§ **What to produce**
Copy out all the lines exactly. Omit pictures.

──────

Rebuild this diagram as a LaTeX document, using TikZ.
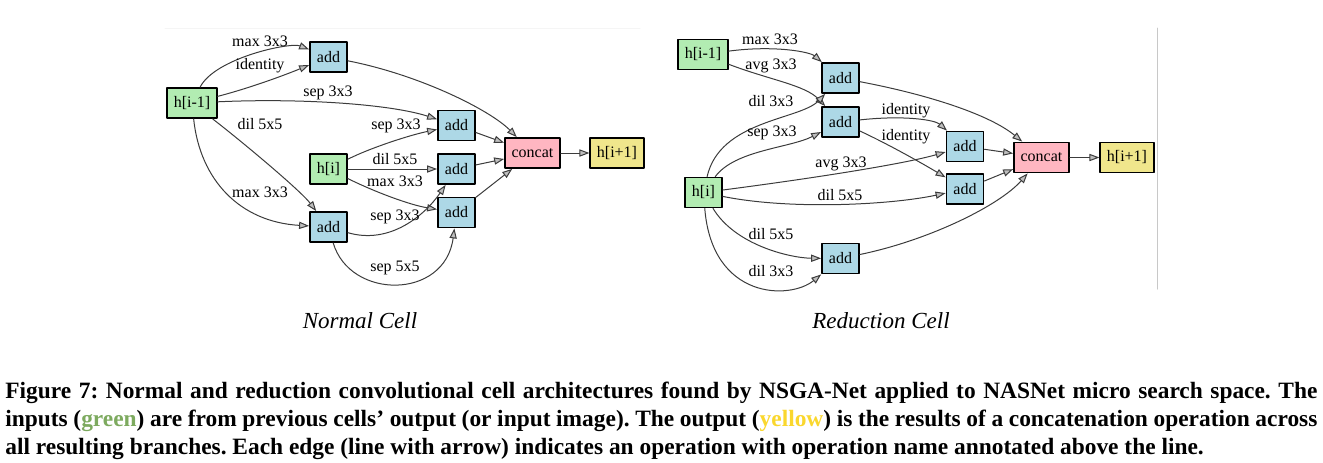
\documentclass[tikz,border=0pt]{standalone}
\usepackage{fontspec}
\setmainfont{Liberation Serif}
\usepackage{tikz}
\usetikzlibrary{arrows.meta}
\definecolor{inbox}{RGB}{178,236,178}
\definecolor{addbox}{RGB}{173,216,230}
\definecolor{catbox}{RGB}{255,182,193}
\definecolor{outbox}{RGB}{240,230,140}
\definecolor{edgegray}{RGB}{60,60,60}
\definecolor{tipgray}{RGB}{190,190,190}
\definecolor{rulegray}{RGB}{200,200,200}
\definecolor{capgreen}{RGB}{125,170,95}
\definecolor{capyellow}{RGB}{250,215,45}
\frenchspacing

\begin{document}
\begin{tikzpicture}[line cap=round,line join=round,x=0.5pt,y=-0.5pt,
  cell/.style={draw=black,line width=0.9pt,minimum width=18.5pt,minimum height=15pt,inner xsep=3.3pt,inner ysep=0pt,font=\fontsize{8}{9}\selectfont},
  inp/.style={cell,fill=inbox},
  addn/.style={cell,fill=addbox},
  cat/.style={cell,fill=catbox},
  outp/.style={cell,fill=outbox},
  op/.style={draw=edgegray,line width=0.5pt,-{Triangle[length=5pt,width=3.6pt,fill=tipgray]}},
  lbl/.style={inner sep=0pt,font=\fontsize{8}{9}\selectfont},
  title/.style={inner sep=0pt,anchor=base,font=\itshape\fontsize{11.5}{13}\selectfont},
  capline/.style={inner sep=0pt,anchor=base west,font=\bfseries\fontsize{11.7}{14}\selectfont}]
\useasboundingbox (0,0) rectangle (1323,462);
\draw [gray!8,line width=0.5pt] (165,28) -- (640,28);
\draw [rulegray,line width=0.5pt] (1157.7,28) -- (1157.7,289);

\node[inp] (hp) at (192,103) {h[i-1]};
\node[addn] (a1) at (328.5,57) {add};
\node[addn] (a2) at (456.5,125.5) {add};
\node[inp] (hi) at (328.5,169) {h[i]};
\node[addn] (a3) at (456.5,169) {add};
\node[addn] (a4) at (456.5,212.5) {add};
\node[addn] (a5) at (328.5,227) {add};
\node[cat] (cc) at (532.5,153) {concat};
\node[outp] (ho) at (617,153) {h[i+1]};

\draw[op] (hp) .. controls (215,58) and (290,42) .. (a1);
\draw[op] (hp) .. controls (250,88) and (285,75) .. (a1);
\draw[op] (hp) .. controls (300,98) and (390,104) .. (a2);
\draw[op] (hp) .. controls (240,140) and (300,190) .. (a5);
\draw[op] (hp) .. controls (200,180) and (240,222) .. (a5);
\draw[op] (hi) .. controls (370,148) and (410,135) .. (a2);
\draw[op] (hi) -- (a3);
\draw[op] (hi) .. controls (375,192) and (410,205) .. (a4);
\draw[op] (a5) .. controls (390,245) and (425,215) .. (a3);
\draw[op] (a5) .. controls (350,300) and (445,300) .. (a4);
\draw[op] (a1) .. controls (420,75) and (490,110) .. (cc);
\draw[op] (a2) -- (cc);
\draw[op] (a3) -- (cc);
\draw[op] (a4) -- (cc);
\draw[op] (cc) -- (ho);

\node[lbl] (l1) at (260,41) {max 3x3};
\node[lbl] (l2) at (260,66) {identity};
\node[lbl] (l3) at (328,93) {sep 3x3};
\node[lbl] (l4) at (260,124) {dil 5x5};
\node[lbl] (l5) at (396,126) {sep 3x3};
\node[lbl] (l6) at (395,159.5) {dil 5x5};
\node[lbl] (l7) at (395,181) {max 3x3};
\node[lbl] (l8) at (260,192) {max 3x3};
\node[lbl] (l9) at (395,217) {sep 3x3};
\node[lbl] (l10) at (395,268) {sep 5x5};

\node[inp] (rhp) at (703,54.5) {h[i-1]};
\node[addn] (ra) at (840.5,78) {add};
\node[addn] (rb) at (840.5,122) {add};
\node[addn] (rc) at (965,146.5) {add};
\node[addn] (rd) at (965,189) {add};
\node[inp] (rhi) at (703.5,192.5) {h[i]};
\node[addn] (re) at (840.5,258.5) {add};
\node[cat] (rcc) at (1041.5,157.5) {concat};
\node[outp] (rho) at (1127,157.5) {h[i+1]};

\draw[op] (rhp) .. controls (775,45) and (810,52) .. (ra);
\draw[op] (rhp) .. controls (770,80) and (805,85) .. (rb);
\draw[op] (rhi) .. controls (720,120) and (800,120) .. (ra);
\draw[op] (rhi) .. controls (735,150) and (790,148) .. (rb);
\draw[op] (rb) .. controls (905,115) and (935,120) .. (rc);
\draw[op] (rb) .. controls (890,145) and (925,165) .. (rd);
\draw[op] (rhi) .. controls (800,180) and (900,165) .. (rc);
\draw[op] (rhi) .. controls (790,210) and (890,205) .. (rd);
\draw[op] (rhi) .. controls (735,245) and (790,258) .. (re);
\draw[op] (rhi) .. controls (712,300) and (790,300) .. (re);
\draw[op] (ra) .. controls (930,95) and (990,115) .. (rcc);
\draw[op] (rc) -- (rcc);
\draw[op] (rd) -- (rcc);
\draw[op] (re) .. controls (930,240) and (1000,205) .. (rcc);
\draw[op] (rcc) -- (rho);

\node[lbl] (r1) at (770,39) {max 3x3};
\node[lbl] (r2) at (771,66) {avg 3x3};
\node[lbl] (r3) at (771,101) {dil 3x3};
\node[lbl] (r4) at (772,133) {sep 3x3};
\node[lbl] (r5) at (906,111) {identity};
\node[lbl] (r6) at (906,137) {identity};
\node[lbl] (r7) at (841,164) {avg 3x3};
\node[lbl] (r8) at (840,195) {dil 5x5};
\node[lbl] (r9) at (771,234) {dil 5x5};
\node[lbl] (r10) at (771,271) {dil 3x3};

\node[title] (t1) at (360,328) {Normal Cell};
\node[title] (t2) at (881,328) {Reduction Cell};

\node[capline] (c1) at (5,398) {\makebox[656pt][s]{Figure 7: Normal and reduction convolutional cell architectures found by NSGA-Net applied to NASNet micro search space. The}};
\node[capline] (c2) at (5,426) {\makebox[656pt][s]{inputs (\textcolor{capgreen}{green}) are from previous cells’ output (or input image). The output (\textcolor{capyellow}{yellow}) is the results of a concatenation operation across}};
\node[capline] (c3) at (5,454) {all resulting branches. Each edge (line with arrow) indicates an operation with operation name annotated above the line.};
\end{tikzpicture}
\end{document}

──────

§ **Worked answer**
Rebuild this diagram as a LaTeX document, using TikZ.
\documentclass[tikz,border=0pt]{standalone}
\usepackage{fontspec}
\setmainfont{Liberation Serif}
\usepackage{tikz}
\usetikzlibrary{arrows.meta}
\definecolor{inbox}{RGB}{178,236,178}
\definecolor{addbox}{RGB}{173,216,230}
\definecolor{catbox}{RGB}{255,182,193}
\definecolor{outbox}{RGB}{240,230,140}
\definecolor{edgegray}{RGB}{60,60,60}
\definecolor{tipgray}{RGB}{190,190,190}
\definecolor{rulegray}{RGB}{200,200,200}
\definecolor{capgreen}{RGB}{125,170,95}
\definecolor{capyellow}{RGB}{250,215,45}
\frenchspacing

\begin{document}
\begin{tikzpicture}[line cap=round,line join=round,x=0.5pt,y=-0.5pt,
  cell/.style={draw=black,line width=0.9pt,minimum width=18.5pt,minimum height=15pt,inner xsep=3.3pt,inner ysep=0pt,font=\fontsize{8}{9}\selectfont},
  inp/.style={cell,fill=inbox},
  addn/.style={cell,fill=addbox},
  cat/.style={cell,fill=catbox},
  outp/.style={cell,fill=outbox},
  op/.style={draw=edgegray,line width=0.5pt,-{Triangle[length=5pt,width=3.6pt,fill=tipgray]}},
  lbl/.style={inner sep=0pt,font=\fontsize{8}{9}\selectfont},
  title/.style={inner sep=0pt,anchor=base,font=\itshape\fontsize{11.5}{13}\selectfont},
  capline/.style={inner sep=0pt,anchor=base west,font=\bfseries\fontsize{11.7}{14}\selectfont}]
\useasboundingbox (0,0) rectangle (1323,462);
\draw [gray!8,line width=0.5pt] (165,28) -- (640,28);
\draw [rulegray,line width=0.5pt] (1157.7,28) -- (1157.7,289);

\node[inp] (hp) at (192,103) {h[i-1]};
\node[addn] (a1) at (328.5,57) {add};
\node[addn] (a2) at (456.5,125.5) {add};
\node[inp] (hi) at (328.5,169) {h[i]};
\node[addn] (a3) at (456.5,169) {add};
\node[addn] (a4) at (456.5,212.5) {add};
\node[addn] (a5) at (328.5,227) {add};
\node[cat] (cc) at (532.5,153) {concat};
\node[outp] (ho) at (617,153) {h[i+1]};

\draw[op] (hp) .. controls (215,58) and (290,42) .. (a1);
\draw[op] (hp) .. controls (250,88) and (285,75) .. (a1);
\draw[op] (hp) .. controls (300,98) and (390,104) .. (a2);
\draw[op] (hp) .. controls (240,140) and (300,190) .. (a5);
\draw[op] (hp) .. controls (200,180) and (240,222) .. (a5);
\draw[op] (hi) .. controls (370,148) and (410,135) .. (a2);
\draw[op] (hi) -- (a3);
\draw[op] (hi) .. controls (375,192) and (410,205) .. (a4);
\draw[op] (a5) .. controls (390,245) and (425,215) .. (a3);
\draw[op] (a5) .. controls (350,300) and (445,300) .. (a4);
\draw[op] (a1) .. controls (420,75) and (490,110) .. (cc);
\draw[op] (a2) -- (cc);
\draw[op] (a3) -- (cc);
\draw[op] (a4) -- (cc);
\draw[op] (cc) -- (ho);

\node[lbl] (l1) at (260,41) {max 3x3};
\node[lbl] (l2) at (260,66) {identity};
\node[lbl] (l3) at (328,93) {sep 3x3};
\node[lbl] (l4) at (260,124) {dil 5x5};
\node[lbl] (l5) at (396,126) {sep 3x3};
\node[lbl] (l6) at (395,159.5) {dil 5x5};
\node[lbl] (l7) at (395,181) {max 3x3};
\node[lbl] (l8) at (260,192) {max 3x3};
\node[lbl] (l9) at (395,217) {sep 3x3};
\node[lbl] (l10) at (395,268) {sep 5x5};

\node[inp] (rhp) at (703,54.5) {h[i-1]};
\node[addn] (ra) at (840.5,78) {add};
\node[addn] (rb) at (840.5,122) {add};
\node[addn] (rc) at (965,146.5) {add};
\node[addn] (rd) at (965,189) {add};
\node[inp] (rhi) at (703.5,192.5) {h[i]};
\node[addn] (re) at (840.5,258.5) {add};
\node[cat] (rcc) at (1041.5,157.5) {concat};
\node[outp] (rho) at (1127,157.5) {h[i+1]};

\draw[op] (rhp) .. controls (775,45) and (810,52) .. (ra);
\draw[op] (rhp) .. controls (770,80) and (805,85) .. (rb);
\draw[op] (rhi) .. controls (720,120) and (800,120) .. (ra);
\draw[op] (rhi) .. controls (735,150) and (790,148) .. (rb);
\draw[op] (rb) .. controls (905,115) and (935,120) .. (rc);
\draw[op] (rb) .. controls (890,145) and (925,165) .. (rd);
\draw[op] (rhi) .. controls (800,180) and (900,165) .. (rc);
\draw[op] (rhi) .. controls (790,210) and (890,205) .. (rd);
\draw[op] (rhi) .. controls (735,245) and (790,258) .. (re);
\draw[op] (rhi) .. controls (712,300) and (790,300) .. (re);
\draw[op] (ra) .. controls (930,95) and (990,115) .. (rcc);
\draw[op] (rc) -- (rcc);
\draw[op] (rd) -- (rcc);
\draw[op] (re) .. controls (930,240) and (1000,205) .. (rcc);
\draw[op] (rcc) -- (rho);

\node[lbl] (r1) at (770,39) {max 3x3};
\node[lbl] (r2) at (771,66) {avg 3x3};
\node[lbl] (r3) at (771,101) {dil 3x3};
\node[lbl] (r4) at (772,133) {sep 3x3};
\node[lbl] (r5) at (906,111) {identity};
\node[lbl] (r6) at (906,137) {identity};
\node[lbl] (r7) at (841,164) {avg 3x3};
\node[lbl] (r8) at (840,195) {dil 5x5};
\node[lbl] (r9) at (771,234) {dil 5x5};
\node[lbl] (r10) at (771,271) {dil 3x3};

\node[title] (t1) at (360,328) {Normal Cell};
\node[title] (t2) at (881,328) {Reduction Cell};

\node[capline] (c1) at (5,398) {\makebox[656pt][s]{Figure 7: Normal and reduction convolutional cell architectures found by NSGA-Net applied to NASNet micro search space. The}};
\node[capline] (c2) at (5,426) {\makebox[656pt][s]{inputs (\textcolor{capgreen}{green}) are from previous cells’ output (or input image). The output (\textcolor{capyellow}{yellow}) is the results of a concatenation operation across}};
\node[capline] (c3) at (5,454) {all resulting branches. Each edge (line with arrow) indicates an operation with operation name annotated above the line.};
\end{tikzpicture}
\end{document}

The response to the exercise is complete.